PEM (Privacy-Enhanced Mail) is a text format used to store and transfer keys and certificates. It Base64-encodes binary DER data and wraps it with header and footer lines such as -----BEGIN PRIVATE KEY----- and -----END PRIVATE KEY-----. Common labels include PUBLIC KEY, PRIVATE KEY, and CERTIFICATE. Because it is plain text, PEM is easy to copy, paste, and exchange across systems.

2️⃣ What other formats might you see?
- DER: a raw binary format that stores ASN.1 structures directly and is common in Java or certificate tooling.
- HEX: a hexadecimal string representation of DER bytes, useful for debugging or embedding byte data in code.
- Base64 without headers: the DER payload encoded as Base64 but without PEM wrappers, often used in compact configuration formats.

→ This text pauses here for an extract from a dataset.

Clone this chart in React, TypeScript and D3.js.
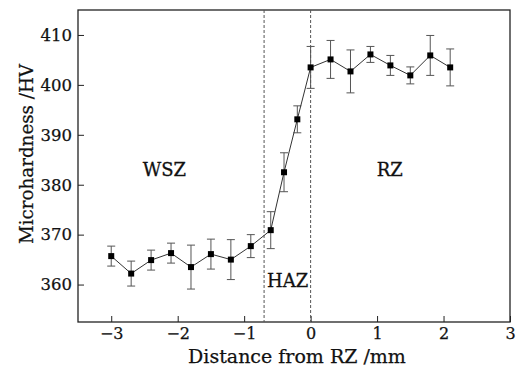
import { useEffect, useRef } from 'react';
import * as d3 from 'd3';

const distances = [-3, -2.7, -2.4, -2.1, -1.8, -1.5, -1.2, -0.9, -0.6, -0.4, -0.2, 0, 0.3, 0.6, 0.9, 1.2, 1.5, 1.8, 2.1];
const hardness = [365.7, 362.2, 364.9, 366.3, 363.5, 366.1, 365.0, 367.7, 370.9, 382.5, 393.1, 403.5, 405.1, 402.7, 406.1, 403.9, 401.9, 405.9, 403.5];
const errors = [2.0, 2.5, 2.0, 2.0, 4.4, 3.0, 4.0, 2.3, 3.7, 3.9, 2.7, 4.2, 3.8, 4.3, 1.6, 2.0, 1.7, 4.0, 3.7];
const xTicks = [-3, -2, -1, 0, 1, 2, 3];
const yTicks = [360, 370, 380, 390, 400, 410];
const boundaries = [-0.7, 0];
const zones = [
  { label: 'WSZ', x: -2.2, y: 383.1 },
  { label: 'RZ', x: 1.19, y: 383.1 },
];

const App = () => {
  const svgRef = useRef<SVGSVGElement>(null);

  useEffect(() => {
    const svg = d3.select(svgRef.current);
    svg.selectAll('*').remove();

    const W = 521;
    const H = 367;
    const margin = { top: 10, right: 11, bottom: 45, left: 78 };
    const width = W - margin.left - margin.right;
    const height = H - margin.top - margin.bottom;
    const font = '"DejaVu Serif", serif';

    svg.attr('width', W).attr('height', H);
    const g = svg.append('g').attr('transform', `translate(${margin.left},${margin.top})`);

    const x = d3.scaleLinear().domain([-3.5, 3]).range([0, width]);
    const y = d3.scaleLinear().domain([352.5, 415]).range([height, 0]);

    const data = distances.map((d, i) => ({ x: d, y: hardness[i], e: errors[i] }));

    // frame
    g.append('rect')
      .attr('width', width)
      .attr('height', height)
      .attr('fill', 'none')
      .attr('stroke', '#222')
      .attr('stroke-width', 1.3);

    // axes with inward ticks
    const xAxis = g.append('g')
      .attr('transform', `translate(0,${height})`)
      .call(d3.axisBottom(x).tickValues(xTicks).tickSizeInner(-6).tickSizeOuter(0).tickPadding(6)
        .tickFormat(d => (d as number) < 0 ? `\u2212${Math.abs(d as number)}` : `${d}`));
    xAxis.select('.domain').remove();
    xAxis.selectAll('line').attr('stroke', '#222');
    xAxis.selectAll('text').attr('font-family', font).attr('font-size', 16).attr('fill', '#111')
      .attr('stroke', '#111').attr('stroke-width', 0.25);

    const yAxis = g.append('g')
      .call(d3.axisLeft(y).tickValues(yTicks).tickSizeInner(-6).tickSizeOuter(0).tickPadding(6));
    yAxis.select('.domain').remove();
    yAxis.selectAll('line').attr('stroke', '#222');
    yAxis.selectAll('text').attr('font-family', font).attr('font-size', 16.5).attr('fill', '#111')
      .attr('stroke', '#111').attr('stroke-width', 0.25);

    // boundaries
    g.selectAll('.bound')
      .data(boundaries)
      .enter()
      .append('line')
      .attr('x1', d => x(d))
      .attr('x2', d => x(d))
      .attr('y1', 0)
      .attr('y2', height)
      .attr('stroke', '#555')
      .attr('stroke-width', 1)
      .attr('stroke-dasharray', '3,2');

    // error bars
    const eb = g.selectAll('.eb').data(data).enter().append('g').attr('stroke', '#555').attr('stroke-width', 1);
    eb.append('line')
      .attr('x1', d => x(d.x)).attr('x2', d => x(d.x))
      .attr('y1', d => y(d.y - d.e)).attr('y2', d => y(d.y + d.e));
    eb.append('line')
      .attr('x1', d => x(d.x) - 4).attr('x2', d => x(d.x) + 4)
      .attr('y1', d => y(d.y - d.e)).attr('y2', d => y(d.y - d.e));
    eb.append('line')
      .attr('x1', d => x(d.x) - 4).attr('x2', d => x(d.x) + 4)
      .attr('y1', d => y(d.y + d.e)).attr('y2', d => y(d.y + d.e));

    // line
    const line = d3.line<{ x: number; y: number }>().x(d => x(d.x)).y(d => y(d.y));
    g.append('path')
      .datum(data)
      .attr('d', line)
      .attr('fill', 'none')
      .attr('stroke', '#333')
      .attr('stroke-width', 1);

    // markers
    g.selectAll('.pt')
      .data(data)
      .enter()
      .append('rect')
      .attr('x', d => x(d.x) - 3)
      .attr('y', d => y(d.y) - 3)
      .attr('width', 6)
      .attr('height', 6)
      .attr('fill', '#000');

    // zone labels
    g.selectAll('.zone')
      .data(zones)
      .enter()
      .append('text')
      .attr('x', d => x(d.x))
      .attr('y', d => y(d.y))
      .attr('text-anchor', 'middle')
      .attr('dominant-baseline', 'central')
      .attr('font-family', font)
      .attr('font-size', 18)
      .attr('fill', '#111')
      .attr('stroke', '#111')
      .attr('stroke-width', 0.3)
      .text(d => d.label);

    g.append('text')
      .attr('x', x(-0.7) + 3)
      .attr('y', y(360.8))
      .attr('dominant-baseline', 'central')
      .attr('font-family', font)
      .attr('font-size', 18)
      .attr('fill', '#111')
      .attr('stroke', '#111')
      .attr('stroke-width', 0.3)
      .text('HAZ');

    // axis titles
    g.append('text')
      .attr('x', width / 2 + 3)
      .attr('y', height + 41)
      .attr('text-anchor', 'middle')
      .attr('font-family', font)
      .attr('font-size', 19)
      .attr('fill', '#111')
      .attr('stroke', '#111')
      .attr('stroke-width', 0.25)
      .text('Distance from RZ /mm');

    g.append('text')
      .attr('transform', `translate(${-45},${144}) rotate(-90)`)
      .attr('text-anchor', 'middle')
      .attr('font-family', font)
      .attr('font-size', 18.3)
      .attr('fill', '#111')
      .attr('stroke', '#111')
      .attr('stroke-width', 0.25)
      .text('Microhardness /HV');
  }, []);

  return <svg ref={svgRef} style={{ position: 'absolute', left: 0, top: 0 }}></svg>;
};

export default App;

- PKCS#12 (PFX): a binary container that can package public and private keys together, usually protected with a password.

3️⃣ When should each format be used?
- PEM: the most universal choice for OpenSSL, web servers, API exchange, and manual key handling.
- DER: useful when binary storage is preferred or required by platform-specific tooling.
- HEX: handy for debugging and for situations where byte-level inspection matters.
- Base64 without headers: useful when the surrounding format does not allow PEM wrappers and you want a compact text payload.
- PKCS#12: best when you need to transport a certificate and private key together with password protection.